Want to know the three people in the world who were the least interested this morning in the doings in Crimea? Try Michael Hopkins, Oleg Kotov and Sergey Ryazanskiy. If that group sounds like a decidedly American and Russian mix, that’s because it is, and the trio had much more immediate things to do today than argue over a bit of land by the Black Sea. What they were doing specifically was plunging into the atmosphere at a speed of just under 17,500 mph (28,100 k/h) from an altitude of 230 mi. (370 km), tucked shoulder to shoulder inside a metal sphere with just 88 cubic feet of habitable space—which sounds like a lot until you consider that it’s just 2.5 cubic meters.
The crew thumped down safely in Kazakhstan at 9:24 AM EDT on March 11, after 166 days in space together aboard the International Space Station, and by all accounts they got along splendidly. Space will do that to people. The stakes are so high, the margin for error so microscopic and the precise nature of the death that awaits you if you screw things up—spinning off into the void, burning up in the atmosphere—so terrible that you learn to prioritize quickly.
Even in the days of the real Cold War, the one with all of the ICBMs poised and armed and ready to launch, the U.S. and the Soviet Union quietly had each other’s backs in space. On January 27, 1967, Lyndon Johnson, Soviet Ambassador Anatoly Dobrynin, a gaggle of dignitaries from 60 countries and a delegation of American astronauts gathered in the Green Room of the White House for the formal signing of the clumsily named “Treaty on Principles Governing the Activities of States in the Exploration and Use of Outer Space.” The agreement committed all signatories to keeping space forever non-militarized, to making no land claims on the moon or any other cosmic body and to offering all assistance to any astronauts in distress from any nation.
It is a matter of historical record that at 6:32 PM that night, even as the White House reception was still underway, a fire was breaking out in the Apollo 1 spacecraft on its launchpad at Cape Canaveral, where astronauts Gus Grissom, Ed White and Roger Chaffee were rehearsing liftoff procedures. It is a matter of historical record too that by 6:34 all three were dead. Many of the same dignitaries from the same 60 countries who had planned to travel home the next day instead stayed around to attend the funeral of three men who would never fly again.
So the stakes have always been high.
Over the years, even before the fall of the Berlin Wall, the cooperation endured. The Apollo-Soyuz flight in 1975 saw spacecraft from the U.S. and U.S.S.R. meet and dock in orbit for the first time, just months after U.S. embassy personnel had made their ignominious withdrawal from a rooftop in Saigon and the USSR collected one more domino. In the 1990s, American astronauts regularly flew aboard Russia’s Mir spacecraft, and in the 2000s, multi-national crews, particularly those from the U.S. and Russia, have spent extended periods aboard the International Space Station.
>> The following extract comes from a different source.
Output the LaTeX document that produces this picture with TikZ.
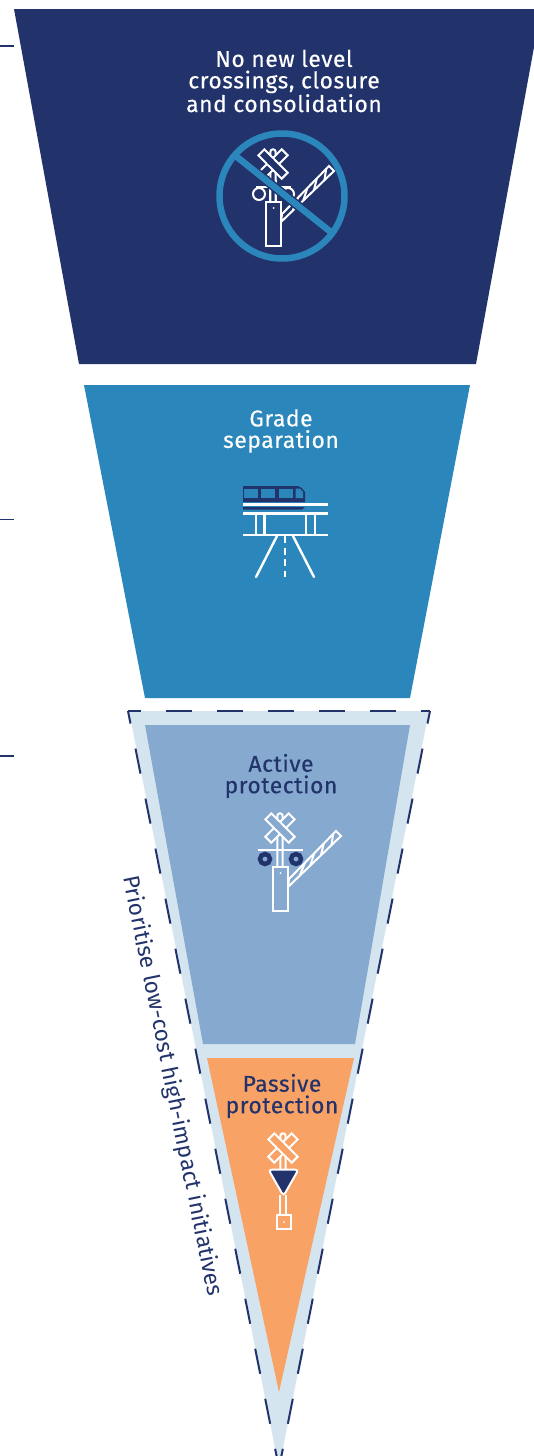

Yes, national self-interest endures. For years, Russian Soyuz rockets helped ferry NASA astronauts up to the ISS, and our crews weren’t paying for their tickets in miles. The price per seat was $22 million in 2006, jumped to $43 million in 2011, as the shuttle program was winding down, and is now $71 million—a price we have no choice but to pay if we want to get Americans into space at all. Hey, back in the bad old days we argued that Russia would do better under capitalism; well, this is how capitalist countries behave.
It’s true too that while the world applauded the U.S. moon landings, there wasn’t a Frenchman or Russian or Turk alive who wouldn’t have preferred seeing a lunar astronaut saluting the tricolor or the hammer and sickle or the star and crescent instead of the stars and stripes. And if China beats us back to the moon or even on to Mars, we’ll gnash our teeth too.
But space travel is inherently an enterprise that knows no national identities. It is an old but no less apt observation that astronauts can’t see borders from space. That doesn’t stop the rest of us from drawing them—in Crimea and Kurdistan and the West Bank and anywhere else we decide to fight with the folks next door. If we ever stop doing that—grow out of our stay-on-your-side-of-the-line! impulses—the experience will be a novel one for the species, or at least most of the species. Spacemen and spacewomen and the folks who send them aloft have already had a taste of it. By all accounts, they like it just fine.